Forums · General English Grammar & Vocabulary, Listening & Speaking · General English Grammar Questions
For example, should I say, "Gold ring" or "Golden ring"? Is there any difference in the meaning?
Thanks in advance.
But you really need to check the context. I'm sure the Golden Earrings in the song of the same name are the real deal. And probably golden things refered to in the bible are supposed to be of real gold. On the other hand, you can say "It has a gold/golden color," and neither adjective refers to real gold.

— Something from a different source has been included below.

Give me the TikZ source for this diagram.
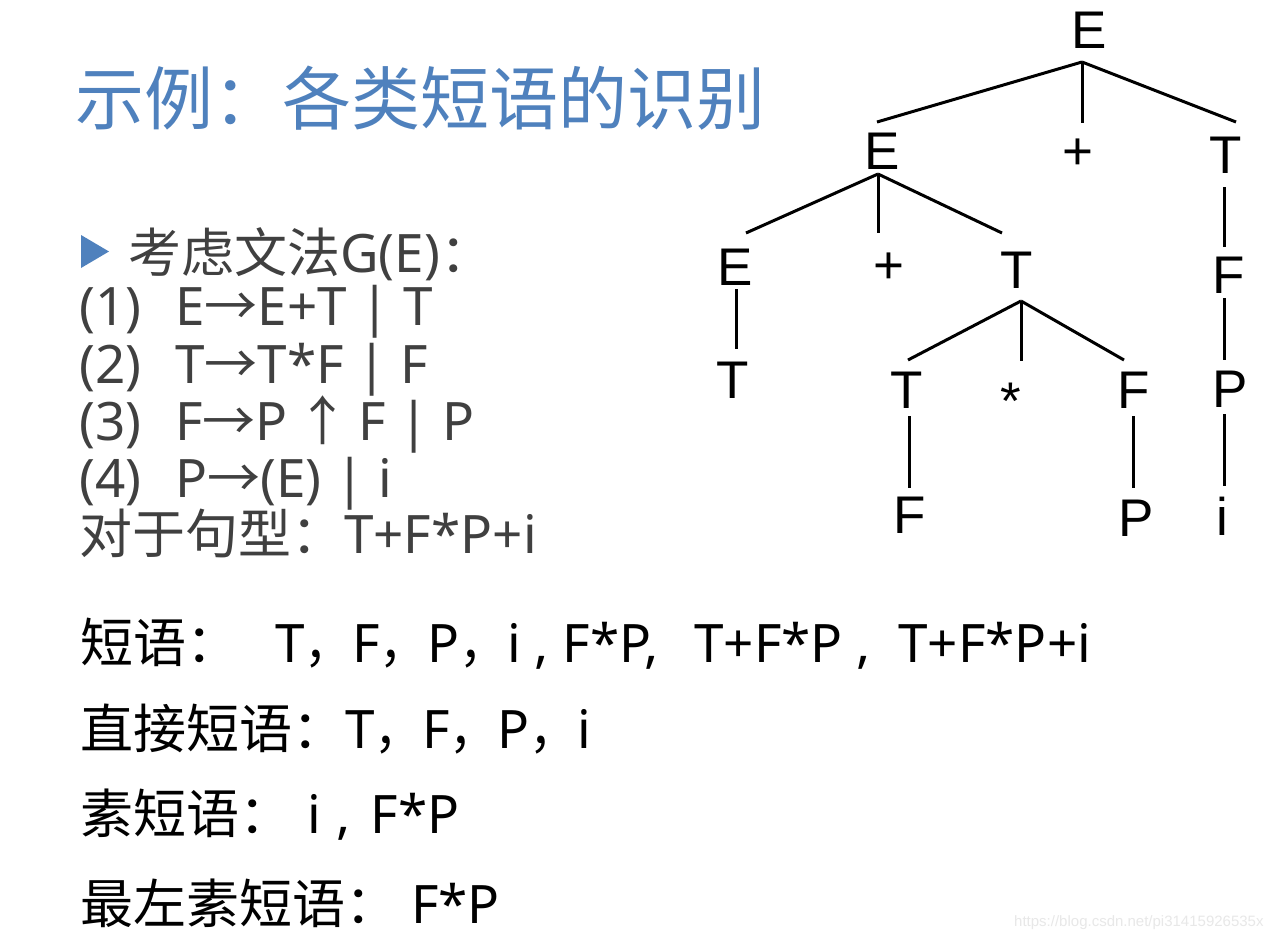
\documentclass[tikz,border=0pt]{standalone}
\usepackage{fontspec}
\usepackage{graphicx}
\setmainfont{Noto Sans}
\newfontfamily\cjk{Noto Sans CJK SC}
\newfontfamily\arialf{Liberation Sans}
\definecolor{titleblue}{HTML}{4F81BD}
\definecolor{textgray}{HTML}{404040}
\definecolor{wmgray}{HTML}{E8E8E8}
\newcommand{\fwc}{\scalebox{0.9}[1]{\cjk ，}}
\begin{document}
\begin{tikzpicture}[x=1pt,y=-1pt,
  tnode/.style={font=\arialf\fontsize{53}{53}\selectfont, inner sep=0pt, outer sep=0pt, anchor=base},
  tedge/.style={line width=3pt},
  gtext/.style={font=\fontsize{53}{60}\selectfont, text=textgray, inner sep=0pt, anchor=base west},
  ptext/.style={font=\fontsize{53}{60}\selectfont, text=black, inner sep=0pt, anchor=base west},
]
\fill[white] (0,0) rectangle (1288,939);
\useasboundingbox (0,0) rectangle (1288,939);

% title
\node[anchor=base west, inner sep=0pt, text=titleblue, font=\cjk\fontsize{69}{69}\selectfont] (title) at (75,125) {示例：各类短语的识别};

% grammar
\fill[titleblue] (81,235) -- (81,268) -- (109,251.5) -- cycle;
\node[gtext] (g0) at (128,272) {{\cjk 考虑文法}G(E){\cjk ：}};
\node[gtext] (n1) at (79,325) {(1)};
\node[gtext] (r1) at (175,325) {E{\cjk →}E+T | T};
\node[gtext] (n2) at (79,383) {(2)};
\node[gtext] (r2) at (175,383) {T{\cjk →}T*F | F};
\node[gtext] (n3) at (79,440) {(3)};
\node[gtext] (r3) at (175,440) {F{\cjk →}P\,{\cjk ↑}\,F | P};
\node[gtext] (n4) at (79,497) {(4)};
\node[gtext] (r4) at (175,497) {P{\cjk →}(E) | i};
\node[gtext] (g5) at (79,553) {{\cjk 对于句型：}T+F*P+i};

% phrases
\node[ptext] (l1) at (80,662) {{\cjk 短语：}};
\node[ptext] (c1) at (275,662) {T\fwc F\fwc P\fwc i , F*P,~~\hspace{8pt}T+F*P ,~~T+F*P+i};
\node[ptext] (l2) at (80,748) {{\cjk 直接短语：}T\fwc F\fwc P\fwc i};
\node[ptext] (l3) at (80,833) {{\cjk 素短语：}};
\node[ptext] (c3) at (307,833) {i\hspace{2pt} ,\hspace{6pt} F*P};
\node[ptext] (l4) at (80,923) {{\cjk 最左素短语：}};
\node[ptext] (c4) at (411,923) {F*P};

% tree
\node[tnode] (E0) at (1089,49) {E};
\node[tnode] (E1) at (882,170) {E};
\node[tnode] (A1) at (1078,169) {+};
\node[tnode] (T1) at (1226,173) {T};
\node[tnode] (E2) at (735,285) {E};
\node[tnode] (A2) at (889,283) {+};
\node[tnode] (T2) at (1017,288) {T};
\node[tnode] (F1) at (1229,293) {F};
\node[tnode] (T3) at (733,398) {T};
\node[tnode] (T4) at (907,408) {T};
\node[tnode] (S1) at (1011,419) {*};
\node[tnode] (F2) at (1134,408) {F};
\node[tnode] (P3) at (1230,407) {P};
\node[tnode] (F3) at (910,533) {F};
\node[tnode] (P4) at (1136,536) {P};
\node[tnode] (I1) at (1222,535) {i};

\coordinate (j0) at ([xshift=-7pt,yshift=-13pt]E0.base);
\coordinate (j1) at ([xshift=-4pt,yshift=-4pt]E1.base);
\coordinate (j2) at ([xshift=4pt,yshift=-13pt]T2.base);
\coordinate (A1t) at ([yshift=46pt]A1.base);
\coordinate (A2t) at ([yshift=50pt]A2.base);
\coordinate (S1t) at ([yshift=58pt]S1.base);

\draw[tedge] (j0) -- ([xshift=-5pt,yshift=48pt]E1.base);
\draw[tedge] (j0) -- (j0 |- A1t);
\draw[tedge] (j0) -- ([xshift=10pt,yshift=51pt]T1.base);
\draw[tedge] (j1) -- ([xshift=11pt,yshift=52pt]E2.base);
\draw[tedge] (j1) -- (j1 |- A2t);
\draw[tedge] (j1) -- ([xshift=-15pt,yshift=55pt]T2.base);
\draw[tedge] ([xshift=1pt,yshift=-4pt]E2.base) -- ([xshift=3pt,yshift=49pt]T3.base);
\draw[tedge] (j2) -- ([xshift=1pt,yshift=48pt]T4.base);
\draw[tedge] (j2) -- (j2 |- S1t);
\draw[tedge] (j2) -- ([xshift=-10pt,yshift=48pt]F2.base);
\draw[tedge] ([xshift=2pt,yshift=-8pt]T4.base) -- ([xshift=-1pt,yshift=45pt]F3.base);
\draw[tedge] ([xshift=-1pt,yshift=-8pt]F2.base) -- ([xshift=-3pt,yshift=48pt]P4.base);
\draw[tedge] ([xshift=-2pt,yshift=-14pt]T1.base) -- ([xshift=-5pt,yshift=46pt]F1.base);
\draw[tedge] ([xshift=-5pt,yshift=-5pt]F1.base) -- ([xshift=-6pt,yshift=47pt]P3.base);
\draw[tedge] ([xshift=-6pt,yshift=-7pt]P3.base) -- ([xshift=2pt,yshift=49pt]I1.base);

% watermark
\node[anchor=base west, inner sep=0pt, text=wmgray, font=\arialf\fontsize{15}{15}\selectfont] (wm) at (1014,926) {https://blog.csdn.net/pi31415926535x};
\end{tikzpicture}
\end{document}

AvangiAdjective "gold" means "of gold" - the real deal. "Golden" means "having the appearance of gold." But "I'm putting a gold star on your homework paper" means "golden star."Hi,
As Avangi said, we need to check the context. When I hear someone shows a direction and talks about 'the gold hotel,' I think about the color of gold - not the real deal. In this 'color' context, the tone is neutral (i.e. the gold color does not qualify either the beauty, the rating, or the quality of services).
Between the two terms, 'golden' carries a bright / happy / valuable / successful / precious connotation such as golden hair / age / opportunity / generation / child.
All the best,
I am sure that I could figure out whether the real gold or just a gold color is being talked about, given the context .
I was more interested in what word should be used. I see that there some instances where only "golden" can be used, as Hoa Thai pointed out.
But are there any instances when only "gold" should be used, or at least preferred?
And for other times, such as "gold/golden ring", are both words equally good?
my dictionary says:
Golden: having a bright yellow color like gold.
Then there are other meanings, like "golden ages", etc., and then they also say:
Literary: made of gold.
I think those are the most common "modern" meanings. So golden should refer mainly to the color
There seems to be a metaphorical element in the second set.
Anonymous:Despite giving my two cents' worth rather late, perhaps my understanding of the difference between 'gold' and 'golden' is still of interest to you.
I will approach this from a grammatical point of view.
"gold" is a noun, and "golden" is an adjective.
When "gold" is placed before another noun, it functions as part of a compound noun. Examples include: gold mine, gold ring, gold watch, etc. Therefore, "gold" describes the TYPE of mine, ring and watch respectively.
The word choice would have been between these words:
[gold, platinum, diamond, silver etc] mine/ring/watch
When "golden" is placed before a noun, it is an adjective which has a descriptive function. Examples include: the golden calf, the golden era, the golden rule. In these instances, "golden" is a DESCRIPTION of the look, color or quality of the specified noun.
The word choice could have been:
[ornate, beautiful, memorable, etc] calf/era/rule
Therefore, the word choice depends on the function it needs to perform, as has been previously mentioned.
Anonymous:As I was taught, it is about the morphology of adjectives. It can probably help you to find out sth about Inherent / noninherent adjectives.